Investment Chart Kondratiev Wave

Investment Chart Kondratiev Wave

Friday 20 July 2012

Seasonals and calendar effects: Swinkels and van Vliet

A nice, thorough study by Laurens Swinkels and Pim van Vliet (July 2011): An anatomy of calendar effects (http://papers.ssrn.com/sol3/papers.cfm?abstract_id=1593770) (hat tip Lukas Daalder) shows there are only two effects really important:


1. Halloween effect (sell in May and go away but remember to come back in September (a bit adjusted): be invested only in the after Halloween period from November 1 to the witches sabbath of April 30 and

2. the end of the month effect TOM (at the last and first day of the month returns are higher).

All other calendar effects studied like several holidays, the January- effect, weekends etc were not strong enough to get really significant results.

Of course they could have studied a lot more things, like St. Patricks Day and especially FOMC days (these are the true holidays for investors).
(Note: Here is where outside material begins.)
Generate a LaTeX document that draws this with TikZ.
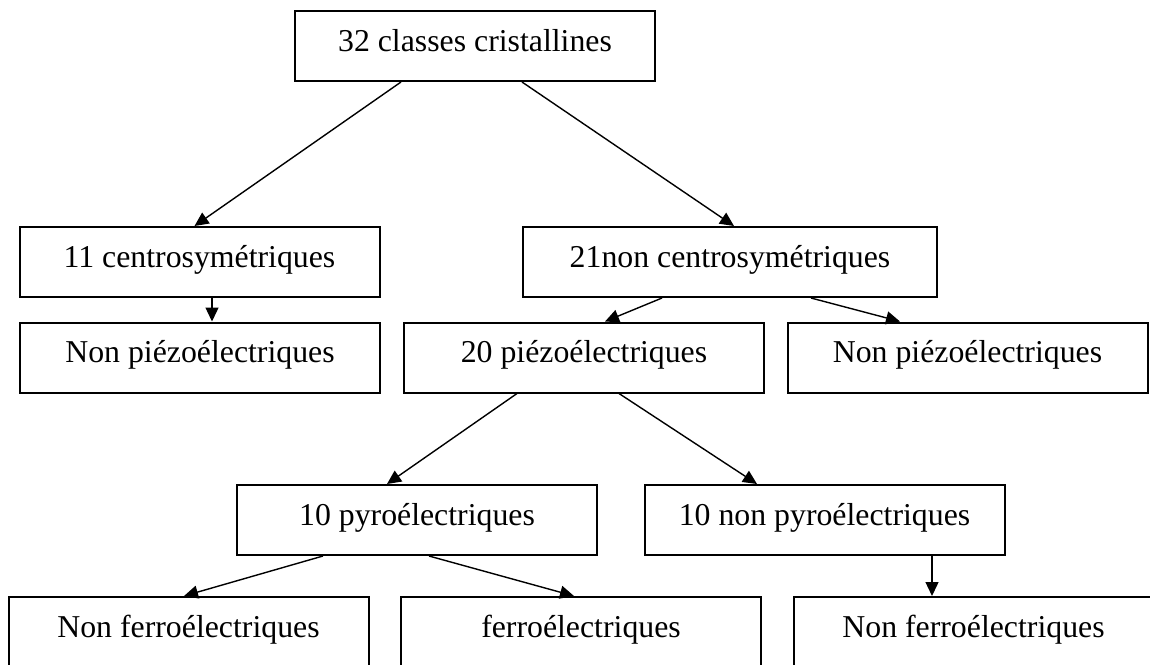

Also the first week of a quarter is often favourable for equities.


When you try to measure those effects you must correct for a lot of double counting, many holidays are in the Halloween zone, also January and when you correct for Halloween+ end of month nothing significant remains.

Trading at the end/ first day of the month that is not something that will make administrators happy and they will prevent institutional investors to exploit TOM, especially around January 1. That could be a reason for the surprisingly strong results of TOM.

When you are in the market outside the Halloween and TOM periods it seems you cannot expect positive returns for equities when you extrapolates the results from 1963-2011. Even when you try to be clever by investing in value stocks or small caps that will not help to get positive results in those disaster periods (large caps are safer, but still not winning). 


Warning: the studied effects are anomalies and these have often the bad property to vanish suddenly because they are arbitraged away. Not that long ago the January-effect was documented to be by far the strongest positive calendar effect and now it is only believed a bit for small stocks: the now profitable strategies are anomalies and they can suddenly stop to occur. Not that long ago the January effect was seen as the strongest calendar effect, especially for small caps (that small cap thing seems to be still all right).